Full installer images for 2.3.2-p1 were not made. -
Thanks - as my apu2 unit is serial only will the first link work on serial mode?
-
for reference I have had no more panic's I do now have my igb set to only use one queue tho.
if you want to see if reducing igb queues stabilises your box then add this line to /boot/loader.conf.local and reboot
hw.igb.num_queues=1
odd supplier trusts 2.3 but not 2.4 as neither is a stable version.
2.3.2 is classed as such as it does not have the dev label. 2.3.3 does. It is weird as My 'live' APU on 2.4 is pretty much a vanilla install with pfblocker being the only addition. O.K. There are one or two patches in there but that's around the area of the launch of dhcp6c for testing.
I would have said I that in SkyECI's case it's the amount of gaming being done by his offspring, but as the last crash was when they should have been asleep that can be ruled out.
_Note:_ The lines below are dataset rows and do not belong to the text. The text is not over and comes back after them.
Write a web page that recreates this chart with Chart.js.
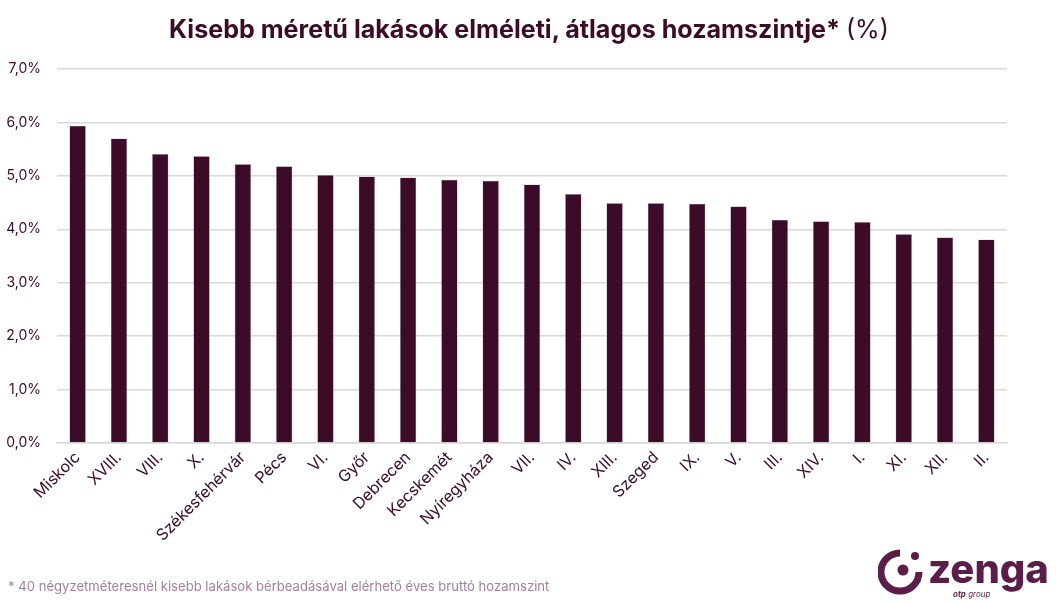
<!DOCTYPE html>
<html>
<head>
<meta charset="utf-8">
<script src="https://cdn.jsdelivr.net/npm/chart.js@4"></script>
<style>
  html,body{margin:0;padding:0;background:#fff;}
  #wrap{position:relative;width:1058px;height:604px;overflow:hidden;font-family:Inter,"Noto Sans",sans-serif;}
  #title{position:absolute;left:0;top:14px;width:1058px;text-align:center;color:#3b0b27;font-size:25.1px;font-weight:700;letter-spacing:0px;}
  #title span{font-weight:400;}
  #note{position:absolute;left:8px;top:578px;color:#a77f98;font-size:13.1px;}
  #logo{position:absolute;left:878px;top:545px;width:175px;height:55px;}
  canvas{position:absolute;left:0;top:0;}
</style>
</head>
<body>
<div id="wrap">
  <canvas id="c" width="1058" height="604"></canvas>
  <div id="title">Kisebb méretű lakások elméleti, átlagos hozamszintje* <span>(%)</span></div>
  <div id="note">* 40 négyzetméteresnél kisebb lakások bérbeadásával elérhető éves bruttó hozamszint</div>
  <svg id="logo" viewBox="0 0 175 55">
    <path d="M22 8 A19 19 0 1 0 41 27" fill="none" stroke="#5a1f49" stroke-width="7"/>
    <circle cx="25" cy="25" r="5.5" fill="#5a1f49"/>
    <circle cx="37" cy="11" r="4" fill="#5a1f49"/>
    <text x="50" y="38" font-family="Inter,sans-serif" font-weight="800" font-size="40" fill="#5a1f49">zenga</text>
    <text x="75" y="52" font-family="Inter,sans-serif" font-style="italic" font-size="8" fill="#5a1f49"><tspan font-weight="700">otp</tspan> group</text>
  </svg>
</div>
<script>
const categories = ["Miskolc","XVIII.","VIII.","X.","Székesfehérvár","Pécs","VI.","Győr","Debrecen","Kecskemét","Nyíregyháza","VII.","IV.","XIII.","Szeged","IX.","V.","III.","XIV.","I.","XI.","XII.","II."];
const yieldValues = [5.94,5.70,5.41,5.37,5.22,5.18,5.02,4.99,4.97,4.93,4.91,4.84,4.66,4.49,4.49,4.48,4.43,4.18,4.15,4.14,3.91,3.85,3.81];
const yTicks = [0,1,2,3,4,5,6,7];

const plum = '#3b0b27';
new Chart(document.getElementById('c'), {
  type: 'bar',
  data: {
    labels: categories,
    datasets: [{
      data: yieldValues,
      backgroundColor: plum,
      borderColor: '#cbb0bf',
      borderWidth: 0.6,
      barPercentage: 0.8,
      categoryPercentage: 0.5
    }]
  },
  options: {
    responsive: false,
    animation: false,
    layout: { padding: { left: 0, right: 51, top: 69, bottom: 0 } },
    plugins: { legend: { display: false }, tooltip: { enabled: false } },
    scales: {
      y: {
        min: 0, max: 7,
        afterBuildTicks: (axis) => { axis.ticks = yTicks.map(v => ({ value: v })); },
        afterFit: (axis) => { axis.width = 57; },
        ticks: {
          color: plum,
          font: { family: 'Inter', size: 14 },
          padding: 16,
          callback: (v) => v.toFixed(1).replace('.', ',') + '%'
        },
        grid: { color: '#d9d9d9', lineWidth: 1.5, drawTicks: false },
        border: { display: false }
      },
      x: {
        afterFit: (axis) => { axis.height = 161; },
        ticks: {
          color: plum,
          font: { family: 'Inter', size: 16 },
          minRotation: 45, maxRotation: 45,
          padding: 5,
          autoSkip: false
        },
        grid: { display: false, drawTicks: false },
        border: { display: true, color: '#d9d9d9', width: 1.5 }
      }
    }
  }
});
</script>
</body>
</html>
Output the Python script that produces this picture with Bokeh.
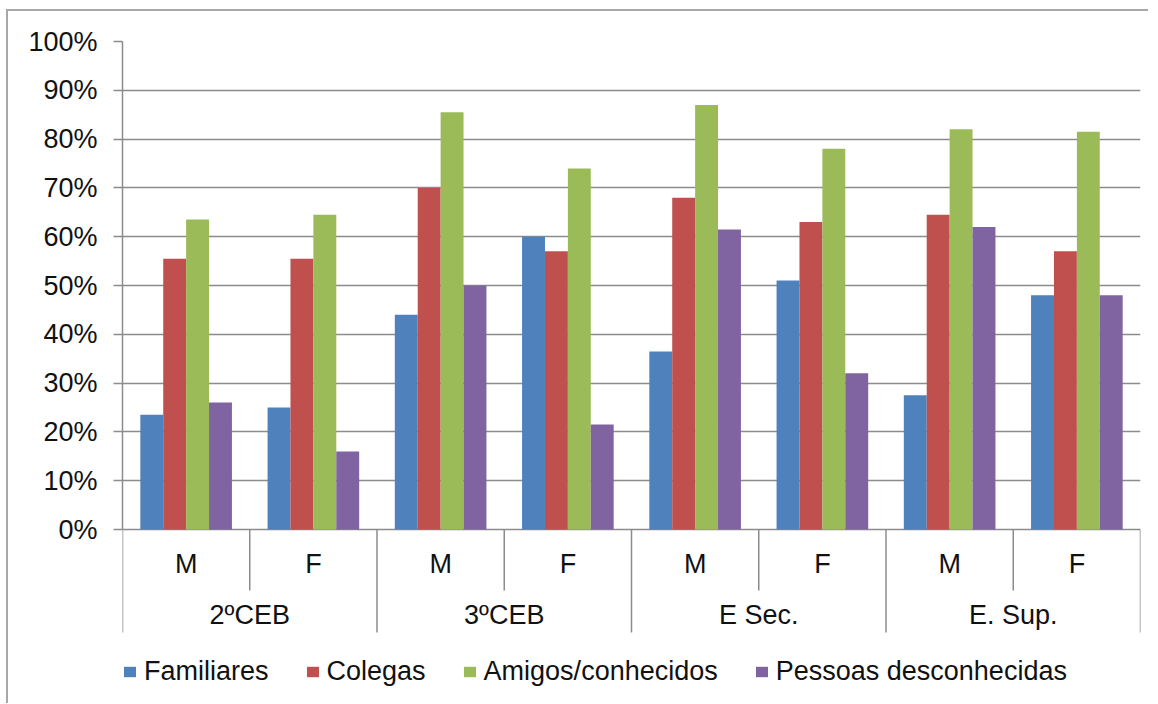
from bokeh.plotting import figure
from bokeh.models import (FactorRange, Range1d, FixedTicker, NumeralTickFormatter, Legend,
                          LegendItem, ColumnDataSource)
from bokeh.core.properties import value
from bokeh.transform import dodge
from bokeh.embed import file_html
from bokeh.resources import INLINE

groups = ["2ºCEB", "3ºCEB", "E Sec.", "E. Sup."]
sexes = ["M", "F"]
series = ["Familiares", "Colegas", "Amigos/conhecidos", "Pessoas desconhecidas"]
colors = ["#4F81BD", "#C0504D", "#9BBB59", "#8064A2"]

familiares = [0.235, 0.25, 0.44, 0.60, 0.365, 0.51, 0.275, 0.48]
colegas = [0.555, 0.555, 0.70, 0.57, 0.68, 0.63, 0.645, 0.57]
amigos = [0.635, 0.645, 0.855, 0.74, 0.87, 0.78, 0.82, 0.815]
desconhecidas = [0.26, 0.16, 0.50, 0.215, 0.615, 0.32, 0.62, 0.48]

factors = [(g, s) for g in groups for s in sexes]
source = ColumnDataSource(data=dict(x=factors, f=familiares, c=colegas, a=amigos, d=desconhecidas))

FONT = "Liberation Sans"
GRID = "#8c8c8c"
TXT = "#111111"
PX_PER_UNIT = 488          # pixels for 0% .. 100%
AXIS_AREA = 103            # category-axis band below 0%
BAND = 161                 # axis band + legend band below 0%
def px(v):
    return v / PX_PER_UNIT

p = figure(width=1140, height=692, frame_width=1018, frame_height=PX_PER_UNIT + BAND,
           output_backend="svg", toolbar_location=None,
           x_range=FactorRange(*factors, range_padding=0, group_padding=0, factor_padding=0),
           y_range=Range1d(-px(BAND), 1),
           min_border_left=114, min_border_right=8, min_border_top=30, min_border_bottom=13)
p.outline_line_color = None
p.styles = {"margin-left": "6px", "margin-top": "9px",
            "border-left": "2px solid #a8a8a8", "border-top": "2px solid #a8a8a8"}

cols = ["f", "c", "a", "d"]
offsets = [-0.27, -0.09, 0.09, 0.27]
items = []
for col, off, color, name in zip(cols, offsets, colors, series):
    r = p.vbar(x=dodge("x", off, range=p.x_range), top=col, width=0.18, source=source,
               fill_color=color, line_color=None)
    items.append(LegendItem(label=name, renderers=[r]))

# Excel-style category axis: separators and two rows of labels
n_sub = len(sexes)
bounds = list(range(len(factors) + 1))
lows = [-px(AXIS_AREA if b % n_sub == 0 else 61) for b in bounds]
p.segment(x0=bounds, y0=[0] * len(bounds), x1=bounds, y1=lows, line_color=GRID, line_width=1.5)

p.text(x=factors, y=[-px(34)] * len(factors), text=[s for g, s in factors],
       text_font=value(FONT), text_font_size="27px", text_color=TXT,
       text_align="center", text_baseline="middle")
p.text(x=groups, y=[-px(85)] * len(groups), text=groups,
       text_font=value(FONT), text_font_size="27px", text_color=TXT,
       text_align="center", text_baseline="middle")

p.xaxis.visible = False

p.yaxis.bounds = (0, 1)
p.yaxis.ticker = FixedTicker(ticks=[i / 10 for i in range(11)])
p.yaxis.formatter = NumeralTickFormatter(format="0%")
p.yaxis.axis_line_color = GRID
p.yaxis.axis_line_width = 1.5
p.yaxis.major_tick_line_color = GRID
p.yaxis.major_tick_line_width = 1.5
p.yaxis.major_tick_out = 9
p.yaxis.major_tick_in = 0
p.yaxis.minor_tick_line_color = None
p.yaxis.major_label_text_font = FONT
p.yaxis.major_label_text_font_size = "27px"
p.yaxis.major_label_text_color = TXT
p.yaxis.major_label_standoff = 16

p.ygrid.ticker = FixedTicker(ticks=[i / 10 for i in range(11)])
p.ygrid.grid_line_color = GRID
p.ygrid.grid_line_width = 1.5
p.xgrid.grid_line_color = None

legend = Legend(items=items, orientation="horizontal", location=(0, 3),
                label_text_font=FONT, label_text_font_size="27px", label_text_color=TXT,
                glyph_width=15, glyph_height=13, label_standoff=7, spacing=36,
                border_line_color=None, background_fill_alpha=0, padding=0, margin=0)
p.add_layout(legend, "center")

open("out.html", "w").write(file_html(p, INLINE))
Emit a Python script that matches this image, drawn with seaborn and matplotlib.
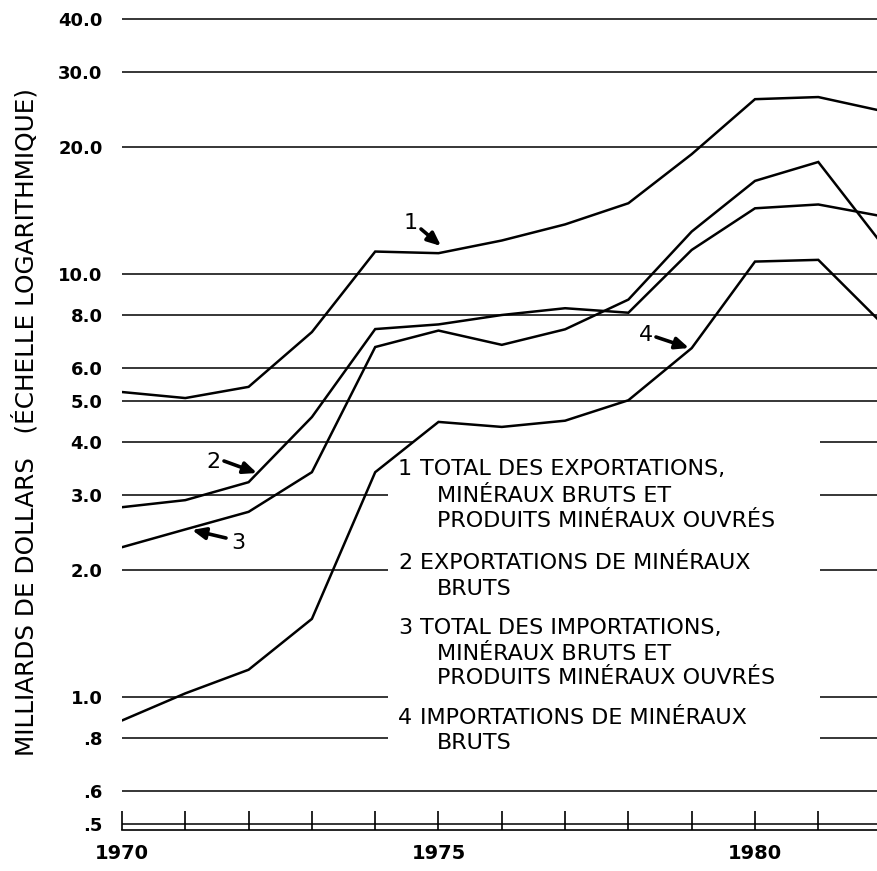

I can honestly say I've only ever seen a crash once and that was when I was moving back and forth between 2.3 and 2.4 - it worked a couple of times then fell over. Now I use my test unit for dev work and leave the live unit pretty much alone.
-
In some ways I hope it crashes at 2.3.2 as well because I'm convinced skyeci has a problem unit
As you say we are both solid on 2.4 and I had zero issues at 2.3.3 before I upgraded
-
12 hour mem test =check all ok
Heatsink in place properly
Put original as suppplied ssd back in (crashed on both I have tried)All done. Installed 2.3.2 -opted for stable in updates and on first internet connection it went to
2.3.2 _1no ipv6 support with sky in this config but its fine for now to see if goes down or not..
-
I'll do a patch for sky for you in the morning.